Genocide Watch’s Stanton makes the connection between Myanmar and the Rohingya and the Indian government’s treatment of the Kashmiris, who have been subjected to extreme measures and denial of their basic rights in the almost entirely Muslim state. In Myanmar, the UN said Facebook was a crucial tool that the government used to incite violence – exactly what is also happening in India right now. “They took down the BJP’s post. But they should have removed the account,” said Ayyub.
The worst thing, perhaps, is that Ayyub believes she is fortunate compared with other journalists in India, a country that has slipped to 142 out of 180 for press freedom, according to Reporters Without Borders’ World Press Freedom Index.

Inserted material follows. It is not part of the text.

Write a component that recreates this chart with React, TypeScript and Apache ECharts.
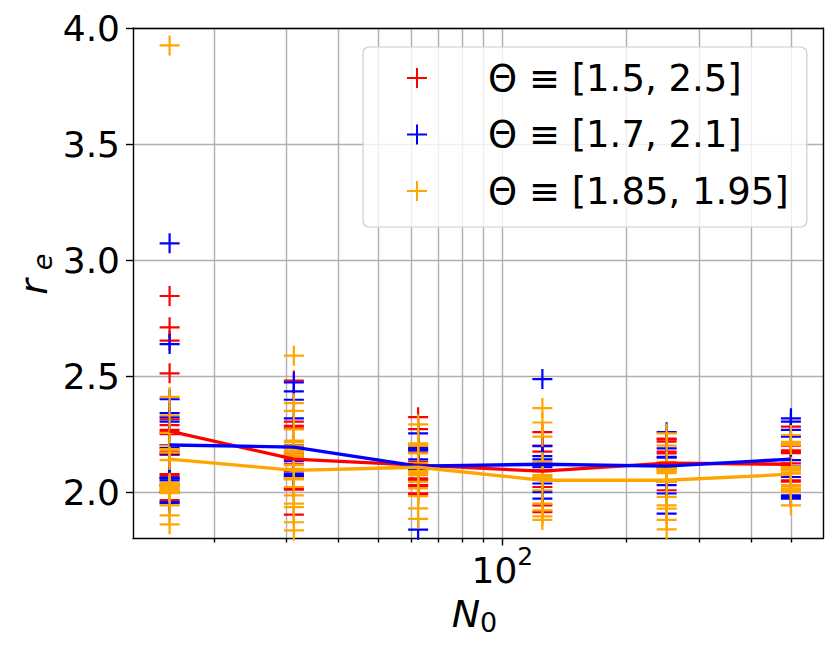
import React, { useEffect, useRef } from 'react';
import * as echarts from 'echarts';

const N0 = [15.625, 31.25, 62.5, 125, 250, 500];
const SERIES_NAMES = ['Θ ≡ [1.5, 2.5]', 'Θ ≡ [1.7, 2.1]', 'Θ ≡ [1.85, 1.95]'];
const COLORS = ['#ff0000', '#0000ff', '#ffa500'];

const redRuns = [
  [2.845, 2.71, 2.653, 2.512, 2.314, 2.289, 2.268, 2.258, 2.25, 2.175, 2.16, 2.077, 2.072, 2.06, 2.03, 2.0, 1.965],
  [2.481, 2.304, 2.285, 2.275, 2.2, 2.17, 2.15, 2.14, 2.12, 2.09, 2.06, 2.015, 2.01, 1.903],
  [2.323, 2.271, 2.2, 2.17, 2.13, 2.116, 2.1, 2.059, 2.052, 2.03, 2.025, 1.995, 1.99],
  [2.258, 2.2, 2.174, 2.12, 2.094, 2.09, 2.022, 1.943, 1.914],
  [2.23, 2.226, 2.217, 2.174, 2.167, 2.12, 2.1, 2.044, 2.008],
  [2.282, 2.2, 2.18, 2.175, 2.168, 2.124, 2.1, 2.051, 2.045],
];
const blueRuns = [
  [3.072, 2.638, 2.4, 2.34, 2.323, 2.304, 2.203, 2.19, 2.165, 2.064, 2.058, 2.05, 2.03, 2.0, 1.957, 1.952],
  [2.473, 2.434, 2.398, 2.318, 2.2, 2.19, 2.16, 2.133, 2.08, 2.075, 2.07, 2.065],
  [2.253, 2.19, 2.185, 2.18, 2.141, 2.12, 2.107, 2.1, 2.094, 1.838],
  [2.487, 2.198, 2.155, 2.141, 2.12, 2.115, 2.107, 2.037, 2.0, 1.972],
  [2.258, 2.188, 2.152, 2.148, 2.116, 2.11, 2.03, 1.994, 1.907],
  [2.318, 2.304, 2.268, 2.239, 2.138, 2.11, 2.065, 1.986, 1.979, 1.972],
];
const orangeRuns = [
  [3.925, 2.41, 2.33, 2.255, 2.2, 2.185, 2.17, 2.138, 2.04, 2.035, 2.03, 2.025, 2.02, 2.015, 2.01, 2.005, 2.0, 1.995, 1.943, 1.9, 1.861],
  [2.588, 2.383, 2.35, 2.27, 2.222, 2.215, 2.2, 2.19, 2.18, 2.17, 2.16, 2.15, 2.116, 2.1, 2.06, 2.055, 2.022, 1.986, 1.95, 1.935, 1.87, 1.835],
  [2.292, 2.21, 2.205, 2.2, 2.167, 2.125, 2.09, 2.086, 2.08, 2.073, 2.044, 2.016, 1.982, 1.93, 1.885],
  [2.362, 2.3, 2.239, 2.13, 2.125, 2.12, 2.073, 2.068, 2.06, 2.008, 1.95, 1.921, 1.895, 1.88],
  [2.253, 2.2, 2.13, 2.103, 2.098, 2.09, 2.086, 2.082, 2.044, 1.979, 1.943, 1.929, 1.88, 1.839],
  [2.246, 2.217, 2.21, 2.203, 2.109, 2.1, 2.095, 2.085, 2.08, 2.03, 2.025, 2.015, 2.008, 2.0, 1.943],
];
const redMean = [2.263, 2.142, 2.116, 2.09, 2.125, 2.12];
const blueMean = [2.203, 2.194, 2.112, 2.12, 2.112, 2.142];
const orangeMean = [2.142, 2.094, 2.107, 2.051, 2.051, 2.077];

const Y_TICKS = [2.0, 2.5, 3.0, 3.5, 4.0];
const X_MAJOR = [100];
const X_MINOR = [20, 30, 40, 50, 60, 70, 80, 90, 200, 300, 400, 500];
const X_MIN = 12.74;
const X_MAX = 598;
const Y_MIN = 1.8;
const Y_MAX = 4.0;

const FONT = 'DejaVu Sans';
const PLUS = 'path://M10,0 L10,20 M0,10 L20,10';
const GRID_LINE = { color: '#b0b0b0', width: 1.4 };
const SPINE = { color: '#000000', width: 1.4 };

export default function App() {
  const ref = useRef<HTMLDivElement>(null);
  useEffect(() => {
    document.body.style.margin = '0';
    const chart = echarts.init(ref.current as HTMLDivElement, null, { renderer: 'svg' });
    const runs = [redRuns, blueRuns, orangeRuns];
    const means = [redMean, blueMean, orangeMean];
    const series: any[] = [];
    runs.forEach((r, k) => {
      series.push({
        name: SERIES_NAMES[k],
        type: 'scatter',
        xAxisIndex: 0,
        yAxisIndex: 0,
        symbol: PLUS,
        symbolSize: 20,
        silent: true,
        itemStyle: { color: COLORS[k], borderColor: COLORS[k], borderWidth: 2.2, opacity: 1 },
        data: r.flatMap((col, i) => col.map((v) => [N0[i], v])),
      });
      series.push({
        name: SERIES_NAMES[k] + ' mean',
        type: 'line',
        xAxisIndex: 0,
        yAxisIndex: 0,
        symbol: 'none',
        showSymbol: false,
        silent: true,
        lineStyle: { color: COLORS[k], width: 3.3 },
        itemStyle: { color: COLORS[k] },
        data: N0.map((n, i) => [n, means[k][i]]),
      });
    });

    const hiddenAxisParts = {
      axisTick: { show: false },
      axisLabel: { show: false },
      splitLine: { show: false },
      minorTick: { show: false },
      minorSplitLine: { show: false },
    };

    chart.setOption({
      animation: false,
      grid: { left: 133, right: 7, top: 28, bottom: 109.5, containLabel: false, outerBoundsMode: 'none' },
      legend: {
        data: SERIES_NAMES,
        orient: 'vertical',
        left: 363,
        top: 47,
        itemWidth: 20,
        itemHeight: 20,
        itemGap: 16.5,
        icon: PLUS,
        padding: [11, 18, 16, 43],
        backgroundColor: 'rgba(255,255,255,0.8)',
        borderColor: '#cccccc',
        borderWidth: 1.2,
        borderRadius: 6,
        selectedMode: false,
        itemStyle: { borderWidth: 2 },
        textStyle: { fontFamily: FONT, fontSize: 37, color: '#000', padding: [0, 0, 0, 56], lineHeight: 40 },
      },
      xAxis: [
        {
          type: 'log',
          logBase: 10,
          min: X_MIN,
          max: X_MAX,
          position: 'bottom',
          axisLine: { show: true, onZero: false, lineStyle: SPINE },
          axisTick: { show: true, customValues: X_MAJOR, length: 7, lineStyle: SPINE },
          axisLabel: {
            show: true,
            customValues: X_MAJOR,
            margin: 5.5,
            formatter: (v: number) => '{b|10}{s|' + Math.round(Math.log10(v)) + '}',
            rich: {
              b: { fontFamily: FONT, fontSize: 36, color: '#000', lineHeight: 44, verticalAlign: 'bottom' },
              s: { fontFamily: FONT, fontSize: 25, color: '#000', lineHeight: 25, verticalAlign: 'top' },
            },
          },
          splitLine: { show: true, lineStyle: GRID_LINE },
          minorTick: { show: false },
          minorSplitLine: { show: false },
        },
        {
          type: 'log',
          logBase: 10,
          min: X_MIN,
          max: X_MAX,
          position: 'bottom',
          axisLine: { show: false },
          axisTick: { show: true, customValues: X_MINOR, length: 4, lineStyle: SPINE },
          axisLabel: { show: false },
          splitLine: { show: true, lineStyle: GRID_LINE },
          minorTick: { show: false },
          minorSplitLine: { show: false },
        },
        {
          type: 'log',
          logBase: 10,
          min: X_MIN,
          max: X_MAX,
          position: 'top',
          z: 10,
          axisLine: { show: true, onZero: false, lineStyle: SPINE },
          ...hiddenAxisParts,
        },
      ],
      yAxis: [
        {
          type: 'value',
          min: Y_MIN,
          max: Y_MAX,
          position: 'left',
          axisLine: { show: true, onZero: false, lineStyle: SPINE },
          axisTick: { show: true, customValues: Y_TICKS, length: 7, lineStyle: SPINE },
          axisLabel: {
            show: true,
            customValues: Y_TICKS,
            margin: 13,
            fontFamily: FONT,
            fontSize: 36,
            color: '#000',
            formatter: (v: number) => v.toFixed(1),
          },
          splitLine: { show: true, lineStyle: GRID_LINE },
        },
        {
          type: 'value',
          min: Y_MIN,
          max: Y_MAX,
          position: 'right',
          z: 10,
          axisLine: { show: true, onZero: false, lineStyle: SPINE },
          ...hiddenAxisParts,
        },
      ],
      graphic: [
        {
          type: 'text',
          x: 466,
          y: 614,
          silent: true,
          style: { text: 'N', font: 'italic 38px "DejaVu Sans"', fill: '#000', align: 'center', verticalAlign: 'middle', textAlign: 'center', textVerticalAlign: 'middle' },
        },
        {
          type: 'text',
          x: 488.5,
          y: 622.7,
          silent: true,
          style: { text: '0', font: '27px "DejaVu Sans"', fill: '#000', align: 'center', verticalAlign: 'middle', textAlign: 'center', textVerticalAlign: 'middle' },
        },
        {
          type: 'text',
          x: 34,
          y: 287,
          rotation: Math.PI / 2,
          silent: true,
          style: { text: 'r', font: 'italic 38px "DejaVu Sans"', fill: '#000', align: 'center', verticalAlign: 'middle', textAlign: 'center', textVerticalAlign: 'middle' },
        },
        {
          type: 'text',
          x: 42,
          y: 262,
          rotation: Math.PI / 2,
          silent: true,
          style: { text: 'e', font: 'italic 27px "DejaVu Sans"', fill: '#000', align: 'center', verticalAlign: 'middle', textAlign: 'center', textVerticalAlign: 'middle' },
        },
      ],
      series,
    });
    return () => chart.dispose();
  }, []);
  return <div ref={ref} style={{ width: 830, height: 648 }} />;
}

Her column in the Washington Post has afforded her an international audience, and last Sunday the newspaper put out a full-page advert in support of her, saying the free press in India is under attack. Other journalists are in jail or hiding.
But it is still too much for her. That was what was abundantly clear in my two calls last week. “I feel like a child again,” said Ayyub. Her mother had travelled to be with her grandmother as she lay dying, but before she had gone, said Ayyub, “I actually became a child. I asked her to sleep next to me.”
This article was amended on 27 February 2022 to correct a misspelling of Narendra Modi as “Narenda Modi” in the headline; and to remove an incorrect reference in the text to Gauri Lankesh being a Muslim.